Le réalisateur dublinois, ça le connaît, l’ire de l’IRA qui se casse la tête sur celle, couronnée, des voisins, aussi ne sera-t-on pas étonné qu’il sût tirer des ruelles la plus parfaite matière révolutionnaire, se plaçant au niveau de valeurs aussi sûres que Bono, Sinéad O’Connor ou Daniel Day-Lewis qui sont les trois Irlandais d’élite attachés au projet (ce dernier a obtenu la citoyenneté irlandaise l’année de sortie du film). On avance presque trop vite dans la brillante & cryptique inimitié des nations sœurs ennemies, dont on aimerait pouvoir plus longuement se délecter.
Film hyperirlandais & carcéral, Sheridan a tellement mis de sa personnalité dedans qu’on en oublie de l’étiquetter. Peut-être l’a-t-il fait à outrance : bercé par sa confiance en l’écriture, il s’est fait taper sur les doigts pour avoir trop fricoté avec l’histoire vraie, & c’est normal que ça gêne : on parle quand même de terrorisme & d’injustice historique. Toutefois, le spectateur sera indulgent, car si c’est là le coût pour un divertissement si bien dirigé sur tous les plans, il sera prêt à ne pas y accorder une confiance aveugle.
Pour une fois, Day-Lewis l’acteur total ne sort pas tellement du lot, mais c’est parce que tous les rôles sont bien montés, pas tout à fait néanmoins comme leur temps de parole qui est le second témoin, après le rythme, d’une certaine compression du script – aussi, des acteurs comme Emma Thompson sont plus relégués qu’ils ne devraient l’être, ce qui éloigne l’œuvre de la pleine réussite judiciaire qu’on attend avec l’éclatement des verdicts.
D’ailleurs, Au nom du père est particulièrement absorbant en ce qu’il est à la fois un film judiciaire & carcéral, deux genres bien distincts pour qui veut prendre la peine de les séparer, & qu’il s’adonne à la description plus qu’à l’immersion.
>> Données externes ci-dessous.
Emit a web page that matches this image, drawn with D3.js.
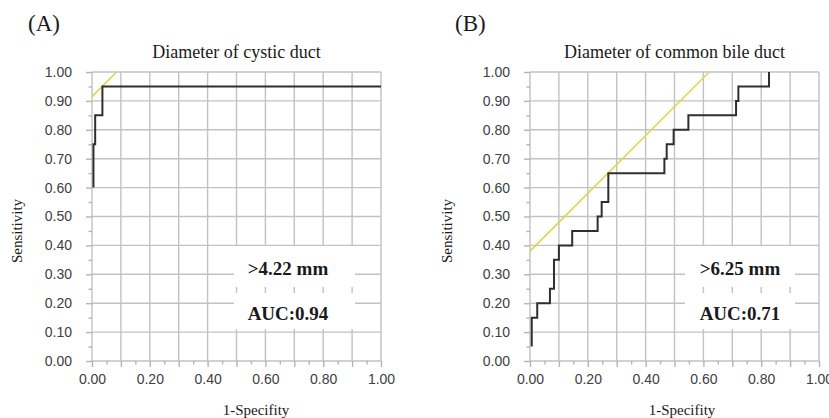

Cela reviendrait au même si cela ne compensait pas avantageusement les raccourcis tout en faisant bénéficier l’écran de la plume de Sheridan, sensible à la construction progressive, pièce par pièce, d’une histoire qui aurait facilement pu devenir indigeste, entre tribunal, prison, drame familial & politique.
Avec les souvenirs & la non-linéarité menée par voix off, tout va bien ; ça secoue un peu mais on tient la route. Surtout, le film se ressource dans des personnages qui disparaissent tard & apparaissent tard, de quoi opérer les glissements de genre en minimisant la peine que cela fait de ne pas pouvoir mesurer ce que représentent 15 années de prison.
On est sur un meilleur film irlandais que carcéral & un meilleur film carcéral que judiciaire. Un dégradé qui est le résultat d’une écriture talentueuse mais par endroits trop résumée, & à peine aussi relevée que le promettent le thème & le casting. En revanche, il se place en quasi-référence dans l’histoire du cinéma irlandais & du cinéma historique, gonflé de plusieurs âmes d’artistes pas forcément bien emboîtées mais fortes de la volonté de bien faire.